For Florida congressman Porter Goss, the top job at the Central Intelligence Agency would cap a career that has spanned spying for the agency in the 1960s, then overseeing it as chairman of the House Intelligence Committee. The downside: The job, as he has known it, may soon no longer exist.
Both President Bush and the ubiquitous 9/11 commission have called for downscaling the job of CIA director in favor of a new national intelligence director. Mr. Goss may become a candidate for the NID slot, and in either post he is sure to face daunting challenges.
First, however, he has to make it through tough questions at his Senate confirmation hearing Tuesday from Democrats who oppose his nomination as too partisan. Should Democrats take back the White House, he would likely be one of the first out the door.
The new director, whatever the final job description, will need both to be a reformer and to rebuild battered morale at an agency still reeling from criticism over everything from missed cues before the 9/11 attacks to a failure to anticipate the collapse of the Soviet Union. Supporters say Goss, with experience inside the agency and overseeing it from Capitol Hill, is uniquely qualified to do both.
"If you want to keep workers motivated and instill pride and a sense of dignity, it's probably good to have someone who has worked there," says Jim Walsh, a security expert at Harvard University's John F. Kennedy School of Government. But he adds that agents may "take a wait-and-see attitude ... to a person who may not be there in six months."
Still, Goss's recent public criticism of the agency as "dysfunctional" worries some insiders, who say that he and other critics are missing the reforms that have gone on since 9/11. In a June 23 report that accompanied the 2005 intelligence authorization bill, Goss's committee chided the CIA for ignoring its core mission of spying. CIA Director George Tenet promptly dubbed the criticism "absurd."
"He was very harshly critical of the agency, in what I characterize as nothing less than a political attack. It's a great concern, because you want to avoid even an appearance of politicizing this very important intelligence position," says Lee Strickland, a 30-year veteran of the CIA now at the University of Maryland.
A Yale major in Ancient Greek, Goss was a perfect fit for the highbrow culture of the agency when he joined it in 1960. California Rep. Jane Harman, the ranking Democrat on the House Intelligence Committee, calls it the "white male from Yale" bias.
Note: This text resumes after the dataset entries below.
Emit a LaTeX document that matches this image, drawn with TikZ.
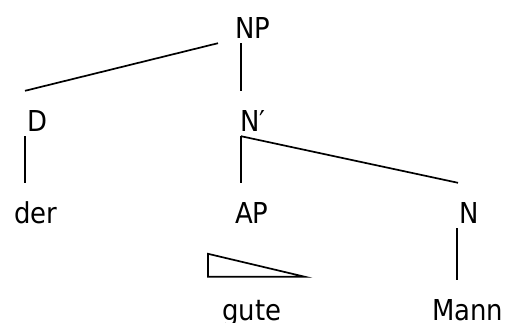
\documentclass[tikz,border=0pt]{standalone}
\usepackage{fontspec}
\setmainfont[FakeStretch=0.9]{DejaVu Sans}
\usetikzlibrary{positioning}
\usetikzlibrary{calc}

\begin{document}
\begin{tikzpicture}[x=1pt,y=1pt,
    word/.style={anchor=base west, inner sep=0pt, text height=40pt, text depth=5pt,
        font=\fontsize{28.8}{34}\selectfont},
    branch/.style={line width=1.7pt}]
    % Fix the size of the picture
    \useasboundingbox (0,0) rectangle (508,-322);

    % Place the words of the tree
    \foreach \name/\txt/\x/\y in {np/NP/235/38, d/D/27/131, nbar/N′/240/131,
        der/der/14/223, ap/AP/235/223, n/N/459/223, gute/gute/222/320, mann/Mann/432/320}
        \node[word] (\name) at (\x,-\y) {\txt};

    % Draw the branches
    \draw[branch] ([xshift=-17pt]np.south west) -- ([xshift=-2pt]d.north west);
    \draw[branch] ([xshift=6pt]np.south west) -- ([xshift=1pt]nbar.north west);
    \draw[branch] ([xshift=-2pt]d.south west) -- ([xshift=11pt]der.north west);
    \draw[branch] ([xshift=1pt]nbar.south west) -- ([xshift=6pt]ap.north west);
    \draw[branch] ([xshift=1pt]nbar.south west) -- ([xshift=-1pt]n.north west);
    \draw[branch] ([xshift=-2pt]n.south west) -- ([xshift=25pt]mann.north west);

    % The triangle over gute
    \draw[branch] ([xshift=-14pt,yshift=26pt]gute.north west)
        -- ([xshift=-14pt,yshift=3pt]gute.north west)
        -- ([xshift=83pt,yshift=3pt]gute.north west) -- cycle;
\end{tikzpicture}
\end{document}
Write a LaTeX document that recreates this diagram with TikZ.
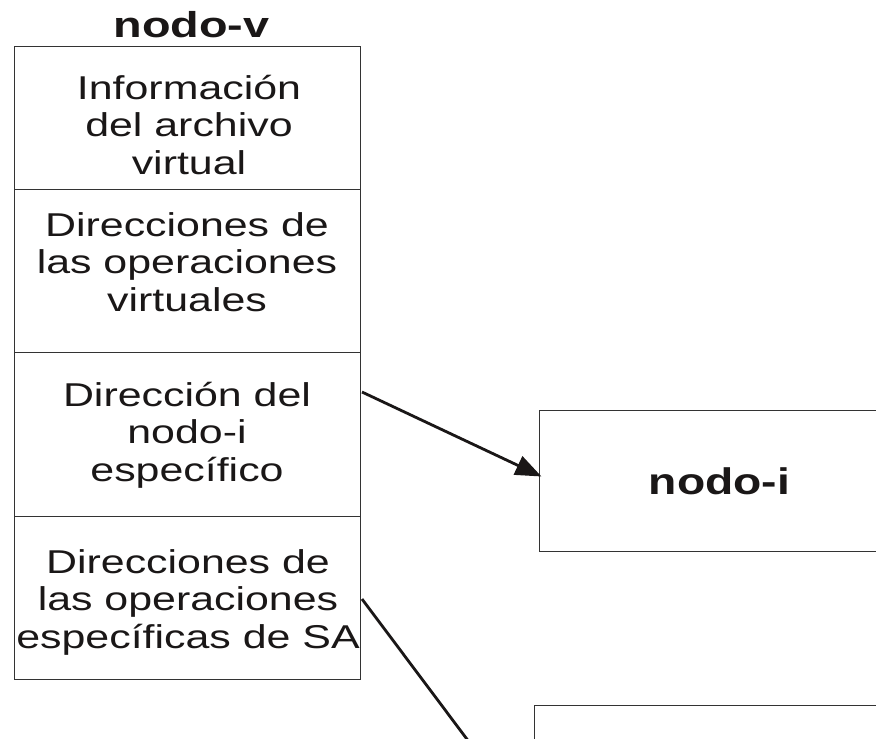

These were the glory days, when the best and brightest signed on for life and rarely talked about it.
The public record on Goss's clandestine years is sparse. He has said he was in Cuba during the 1962 missile crisis, and also served in Western Europe, Latin America, and the Caribbean. In 1971, he retired to southwest Florida's Sanibel Island, best known for its concentrations of seashells and retired CIA spies.
There he started a newspaper, the Island Reporter, and was elected the island's first mayor in 1974. He was elected to the US House of Representatives in 1988, and took over the gavel as chair of the intelligence committee in 1997. After the 9/11 attacks, Sen. Bob Graham (D) of Florida, then chairman of the Senate Intelligence committee, collaborated on an unusual joint investigation of intelligence- community failures - a precursor to the 9/11 commission. Graham now supports Goss for CIA director.
But many colleagues on the Democratic side of the aisle do not. Democrats didn't appreciate the poster Goss brought onto the floor of the House last June that cited Sen. John Kerry's 1997 call for reductions in the US intelligence apparatus after the end of the cold war. "He's far too political" for the job, says Sen. Richard Durbin (D) of Illinois, a member of the panel that will grill Goss.
Other issues Democrats plan to raise: Why did Goss, as chairman of the House oversight panel, fail to investigate the leak of the identity of CIA operative Valerie Plame? Did he selectively declassify material to discredit former counterterrorism czar Richard Clarke and help the Bush administration? And, most important, as a key player overseeing an agency now deemed dysfunctional, isn't he part of the problem?
But Democrats are unlikely to block the nomination altogether, to avoid being labeled obstructionist.